Material -
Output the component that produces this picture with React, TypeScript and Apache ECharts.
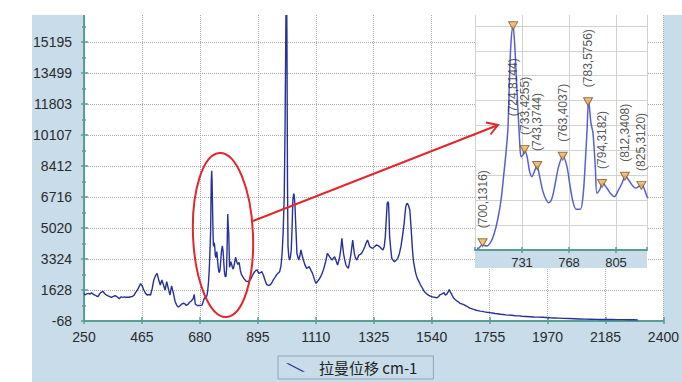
import React, { useEffect, useRef } from 'react';
import * as echarts from 'echarts';

// Raman shift (cm-1) and intensity of the spectrum
const mainShift = [
  250, 254, 260, 266, 272, 278, 284, 290, 296, 302, 308, 314, 320, 326, 333, 340, 346, 351, 357, 363,
  369, 375, 381, 387, 394, 400, 406, 412, 418, 424, 430, 436, 442, 448, 454, 460, 466, 472, 478, 484,
  490, 497, 503, 509, 515, 521, 527, 533, 539, 545, 551, 557, 563, 569, 575, 581, 588, 594, 600, 606,
  612, 618, 624, 630, 636, 642, 648, 655, 659, 663, 670, 679, 688,
  695.6, 696.8, 699.5, 703.4, 706.6, 709.2, 711.8, 714.5, 716.5, 718.6, 720.0, 721.2, 722.3, 723.9,
  725.2, 726.5, 727.8, 729.1, 730.2, 731.8, 733.1, 735.0, 737.0, 738.9, 740.7, 742.8, 744.9, 747.5,
  750.1, 752.0, 754.6, 757.2, 759.8, 763.3, 766.4, 768.5, 771.1, 773.7, 776.9, 779.0, 780.8, 782.2,
  783.4, 785.3, 786.9, 788.7, 790.0, 792.1, 794.5, 797.9, 800.5, 803.7, 807.0, 809.7, 812.3, 814.9,
  817.6, 820.7, 822.8, 825.5, 828.0, 829.9,
  834, 840, 846, 852, 858, 864, 870, 876, 882, 888, 893, 897, 903, 910, 916, 922, 928, 934, 940, 946,
  952, 958, 964, 970, 976, 981, 985, 989, 993, 996, 999, 1001, 1003, 1005, 1007, 1010, 1013, 1016, 1019, 1022,
  1025, 1028, 1030, 1033, 1035, 1038, 1040, 1044, 1047, 1051, 1055, 1059, 1064, 1070, 1076, 1081, 1086, 1092, 1098, 1104,
  1110, 1116, 1122, 1128, 1134, 1140, 1147, 1153, 1157, 1161, 1166, 1171, 1176, 1180, 1186, 1191, 1195, 1199, 1203, 1207,
  1210, 1213, 1217, 1222, 1226, 1231, 1236, 1241, 1244, 1247, 1250, 1253, 1257, 1262, 1266, 1270, 1275, 1280, 1286, 1292,
  1297, 1302, 1306, 1310, 1316, 1322, 1328, 1335, 1341, 1347, 1353, 1359, 1364, 1368, 1372, 1375, 1378, 1380, 1382, 1384,
  1388, 1392, 1397, 1402, 1408, 1414, 1420, 1426, 1432, 1438, 1441, 1444, 1447, 1450, 1454, 1459, 1462, 1465, 1468, 1472,
  1476, 1481, 1487, 1493, 1499, 1505, 1511, 1517, 1523, 1529, 1535, 1541, 1547, 1553, 1559, 1565, 1572, 1579, 1586, 1591,
  1596, 1601, 1605, 1609, 1614, 1620, 1626, 1633, 1639, 1645, 1651, 1657, 1663, 1669, 1675, 1681, 1687, 1693, 1699, 1705,
  1712, 1720, 1728, 1736, 1745, 1755, 1765, 1775, 1785, 1795, 1805, 1815, 1825, 1835, 1845, 1855, 1865, 1875, 1890, 1905,
  1920, 1935, 1950, 1965, 1980, 1995, 2010, 2030, 2050, 2070, 2090, 2110, 2130, 2150, 2170, 2190, 2210, 2230, 2250, 2270,
  2290, 2305,
];
const mainIntensity = [
  1450, 1354, 1420, 1447, 1400, 1480, 1400, 1354, 1300, 1261, 1420, 1500, 1560, 1440, 1354, 1300, 1260, 1228, 1270, 1310,
  1300, 1230, 1150, 1250, 1228, 1250, 1228, 1240, 1230, 1261, 1280, 1350, 1500, 1628, 1800, 1975, 1850, 1628, 1450, 1354,
  1380, 1354, 1700, 2175, 2400, 2541, 2200, 1902, 2175, 1900, 1628, 2084, 1700, 1354, 1847, 1500, 1000, 800, 700, 760,
  850, 900, 880, 780, 850, 960, 1030, 1150, 1380, 850, 780, 780, 800,
  1150, 1140, 1244, 1212, 1348, 1612, 2031, 2661, 3395, 4237, 4970, 6546, 7598, 8144,
  7598, 6546, 5497, 4552, 4025, 4080, 4215, 4025, 3553, 3395, 3553, 3733, 3395, 2923,
  2661, 2576, 2715, 3187, 3710, 4047, 3710, 3187, 2608, 2368, 2368, 2765, 3817, 4867,
  5790, 5078, 4762, 3710, 2872, 2977, 3187, 3030, 2872, 2765, 2977, 3187, 3418, 3292,
  3134, 3030, 3085, 3134, 2923, 2715,
  2480, 2330, 2200, 2100, 2090, 2150, 2260, 2450, 2600, 2700, 2720, 2560, 2560, 2630, 2420, 2150, 1920, 1880, 1900, 2000,
  2173, 2300, 2447, 2550, 2630, 2950, 3600, 4800, 6800, 10500, 16000, 19000, 15500, 7600, 4000, 3450, 3267, 3450, 3816, 5000,
  6550, 6900, 6824, 6200, 5457, 4400, 3632, 3400, 3267, 3500, 3816, 3550, 3267, 3000, 2811, 2850, 2903, 2700, 2538, 2250,
  1991, 2082, 2200, 2355, 2550, 2811, 3200, 3632, 3550, 3450, 3350, 3267, 3380, 3450, 3200, 2996, 3200, 3450, 3900, 4455,
  4000, 3632, 3300, 2996, 2900, 2811, 3200, 3632, 4000, 4363, 4000, 3632, 3400, 3267, 3400, 3541, 3580, 3632, 3800, 3997,
  4200, 4363, 4200, 3997, 3950, 3906, 4000, 4089, 4050, 3997, 3900, 3816, 4000, 4546, 5600, 6370, 6450, 6370, 5600, 4546,
  3900, 3359, 3250, 3176, 3250, 3359, 3600, 3997, 4600, 5275, 5800, 6187, 6330, 6370, 6250, 6004, 5400, 4728, 4000, 3267,
  2900, 2538, 2250, 2082, 1900, 1750, 1580, 1480, 1400, 1330, 1290, 1260, 1240, 1220, 1200, 1260, 1380, 1420, 1480, 1350,
  1400, 1520, 1650, 1530, 1400, 1220, 1120, 1040, 980, 900, 870, 840, 800, 740, 700, 640, 610, 580, 560, 520,
  500, 470, 460, 430, 410, 390, 370, 340, 330, 300, 290, 270, 255, 250, 230, 215, 210, 195, 180, 165,
  150, 145, 135, 125, 110, 100, 90, 75, 65, 55, 45, 35, 30, 20, 15, 10, 10, 5, 5, 0,
  0, -5,
];

// Main axis tick labels
const xTickLabels = [250, 465, 680, 895, 1110, 1325, 1540, 1755, 1970, 2185, 2400];
const yTickLabels = [-68, 1628, 3324, 5020, 6716, 8412, 10107, 11803, 13499, 15195];

// Inset (zoomed region) axis labels and labelled peaks
const insetTickLabels = [694, 731, 768, 805];
const insetRange = [694, 829.4];
const insetYRange = [1086, 8926];
const peakShift = [700, 724, 733, 743, 763, 783, 794, 812, 825];
const peakIntensity = [1316, 8144, 4255, 3744, 4037, 5756, 3182, 3408, 3120];

const SERIES_NAME = '拉曼位移 cm-1';
const TEAL = '#5a9e93';
const LABEL_FONT = 'Liberation Sans, Arial, sans-serif';

export default function App() {
  const ref = useRef<HTMLDivElement>(null);

  useEffect(() => {
    if (!ref.current) return;
    const chart = echarts.init(ref.current, null, { renderer: 'svg' });

    const xBase = xTickLabels[0];
    const xStep = xTickLabels[1] - xTickLabels[0];
    const xMax = xTickLabels[xTickLabels.length - 1] - xBase;
    const yBase = yTickLabels[0];
    const yStep = (yTickLabels[yTickLabels.length - 1] - yTickLabels[0]) / (yTickLabels.length - 1);
    const yMax = yStep * yTickLabels.length;

    const ixBase = insetTickLabels[0];
    const ixStep = insetTickLabels[1] - insetTickLabels[0];
    const ixMax = insetRange[1] - ixBase;
    const iyBase = insetYRange[0];
    const iyStep = 784;
    const iyMax = insetYRange[1] - iyBase;

    const mainData = mainShift.map((s, i) => [s - xBase, mainIntensity[i] - yBase]);
    const insetData: number[][] = [];
    mainShift.forEach((s, i) => {
      if (s >= insetRange[0] && s <= insetRange[1] + 1) insetData.push([s - ixBase, mainIntensity[i] - iyBase]);
    });
    const peakData = peakShift.map((s, i) => {
      const item: any = { value: [s - ixBase, peakIntensity[i] - iyBase] };
      if (peakIntensity[i] === Math.max(...peakIntensity)) {
        item.label = { position: 'bottom', distance: 28, align: 'right' };
      }
      return item;
    });

    const mainSplit = { show: true, lineStyle: { color: '#a9a9a9', type: 'dotted', width: 1 } };
    const insetSplit = { show: true, lineStyle: { color: '#d2d2d2', type: 'solid', width: 1 } };

    const option: any = {
      animation: false,
      backgroundColor: 'transparent',
      grid: [
        { left: 84, right: 8, top: 11, bottom: 61, show: true, backgroundColor: '#ffffff', borderWidth: 0, z: 0 },
        { left: 475, right: 35, top: 1, bottom: 132, show: true, backgroundColor: '#ffffff', borderWidth: 0, z: 3 },
      ],
      xAxis: [
        {
          type: 'value', gridIndex: 0, min: 0, max: xMax, interval: xStep, position: 'bottom',
          axisLine: { show: true, onZero: false, lineStyle: { color: TEAL, width: 2 } },
          axisTick: { show: true, length: 3, lineStyle: { color: TEAL, width: 1.5 } },
          axisLabel: {
            fontSize: 14, color: '#2b2b2b', fontFamily: LABEL_FONT, margin: 9,
            formatter: (v: number) => String(xTickLabels[Math.round(v / xStep)] ?? ''),
          },
          splitLine: mainSplit,
        },
        {
          type: 'value', gridIndex: 0, min: 0, max: xMax, interval: xStep, position: 'bottom',
          axisLine: { show: false, onZero: false },
          axisTick: { show: true, inside: true, length: 4, lineStyle: { color: TEAL, width: 1.5 } },
          axisLabel: { show: false },
          splitLine: { show: false },
        },
        {
          type: 'value', gridIndex: 1, min: 0, max: ixMax, interval: ixStep, position: 'bottom', z: 4,
          axisLine: { show: true, onZero: false, lineStyle: { color: TEAL, width: 2 } },
          axisTick: { show: true, length: 3, lineStyle: { color: TEAL, width: 1.5 } },
          axisLabel: {
            fontSize: 13, color: '#2b2b2b', fontFamily: LABEL_FONT, margin: 6,
            showMinLabel: false, showMaxLabel: false,
            formatter: (v: number) => {
              const i = Math.round(v / ixStep);
              return Math.abs(v - i * ixStep) < 0.01 && i < insetTickLabels.length ? String(insetTickLabels[i]) : '';
            },
          },
          splitLine: insetSplit,
        },
        {
          type: 'value', gridIndex: 1, min: 0, max: ixMax, interval: ixStep, position: 'bottom', z: 4,
          axisLine: { show: false, onZero: false },
          axisTick: { show: true, inside: true, length: 3, lineStyle: { color: TEAL, width: 1.5 } },
          axisLabel: { show: false },
          splitLine: { show: false },
        },
      ],
      yAxis: [
        {
          type: 'value', gridIndex: 0, min: 0, max: yMax, interval: yStep, position: 'left',
          axisLine: { show: true, onZero: false, lineStyle: { color: TEAL, width: 2 } },
          axisTick: { show: true, length: 3, lineStyle: { color: TEAL, width: 1.5 } },
          minorTick: { show: true, splitNumber: 2, length: 2, lineStyle: { color: TEAL, width: 1.5 } },
          axisLabel: {
            fontSize: 14, color: '#2b2b2b', fontFamily: LABEL_FONT, margin: 12, showMaxLabel: false,
            formatter: (v: number) => {
              const i = Math.round(v / yStep);
              return i < yTickLabels.length ? String(yTickLabels[i]) : '';
            },
          },
          splitLine: mainSplit,
        },
        {
          type: 'value', gridIndex: 0, min: 0, max: yMax, interval: yStep, position: 'left',
          axisLine: { show: false, onZero: false },
          axisTick: { show: true, inside: true, length: 4, lineStyle: { color: TEAL, width: 1.5 } },
          minorTick: { show: true, splitNumber: 2, length: 2, lineStyle: { color: TEAL, width: 1.5 } },
          axisLabel: { show: false },
          splitLine: { show: false },
        },
        {
          type: 'value', gridIndex: 1, min: 0, max: iyMax, interval: iyStep, position: 'left', z: 4,
          axisLine: { show: false, onZero: false },
          axisTick: { show: false },
          axisLabel: { show: false },
          splitLine: insetSplit,
        },
      ],
      legend: {
        data: [{ name: SERIES_NAME, icon: 'path://M0,0L3,0L22,10L19,10Z' }],
        left: 278, top: 356,
        itemWidth: 19, itemHeight: 9,
        padding: [4, 16, 4, 8],
        borderColor: '#8ea6bd', borderWidth: 1,
        textStyle: { fontFamily: 'Noto Sans CJK SC', fontSize: 15, color: '#222', padding: [0, 0, 0, 9] },
      },
      series: [
        {
          name: SERIES_NAME, type: 'line', xAxisIndex: 0, yAxisIndex: 0, data: mainData,
          showSymbol: false, symbol: 'none', z: 2,
          lineStyle: { color: '#26319a', width: 1.4 }, itemStyle: { color: '#26319a' },
        },
        {
          name: 'inset', type: 'line', xAxisIndex: 2, yAxisIndex: 2, data: insetData,
          showSymbol: false, symbol: 'none', smooth: 0.3, z: 5,
          lineStyle: { color: '#5561d2', width: 1.5 },
        },
        {
          name: 'peaks', type: 'scatter', xAxisIndex: 2, yAxisIndex: 2, data: peakData, z: 6,
          symbol: 'path://M0,0L10,0L5,9Z', symbolSize: [9, 8],
          itemStyle: { color: '#efb25a', borderColor: '#7d5526', borderWidth: 1 },
          label: {
            show: true, position: 'top', distance: 10, rotate: 90, align: 'left', verticalAlign: 'middle',
            fontSize: 12, color: '#2a2a2a', fontFamily: LABEL_FONT,
            formatter: (p: any) => `(${peakShift[p.dataIndex]},${peakIntensity[p.dataIndex]})`,
          },
        },
      ],
      graphic: [
        { type: 'rect', silent: true, z: 3, shape: { x: 475, y: 250, width: 172, height: 18 }, style: { fill: '#c8dcea' } },
        {
          type: 'ellipse', silent: true, z: 50, x: 223, y: 235, rotation: 0.04,
          shape: { cx: 0, cy: 0, rx: 30, ry: 82 },
          style: { fill: 'none', stroke: '#e3262b', lineWidth: 2 },
        },
        {
          type: 'line', silent: true, z: 50,
          shape: { x1: 253, y1: 221, x2: 497, y2: 125.5 },
          style: { stroke: '#e3262b', lineWidth: 2 },
        },
        {
          type: 'polyline', silent: true, z: 50,
          shape: { points: [[486, 122.5], [498, 125], [490.5, 134.5]] },
          style: { stroke: '#e3262b', lineWidth: 2, fill: 'none' },
        },
        { type: 'rect', silent: true, z: 100, shape: { x: 0, y: 0, width: 682, height: 15 }, style: { fill: '#ffffff' } },
      ],
    };

    chart.setOption(option);
    return () => chart.dispose();
  }, []);

  return (
    <div style={{ position: 'fixed', left: 0, top: 0, width: 682, height: 382, background: '#ffffff', overflow: 'hidden' }}>
      <div style={{ position: 'absolute', left: 32, top: 15, width: 650, height: 367, background: '#c8dcea' }} />
      <div ref={ref} style={{ position: 'absolute', left: 0, top: 0, width: 682, height: 382 }} />
    </div>
  );
}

Given exercise - Transcribe exactly, with no pictures, the lines running from the first line of the material through the line holding "import * as echarts from 'echarts';".

Full answer -
Output the component that produces this picture with React, TypeScript and Apache ECharts.
import React, { useEffect, useRef } from 'react';
import * as echarts from 'echarts';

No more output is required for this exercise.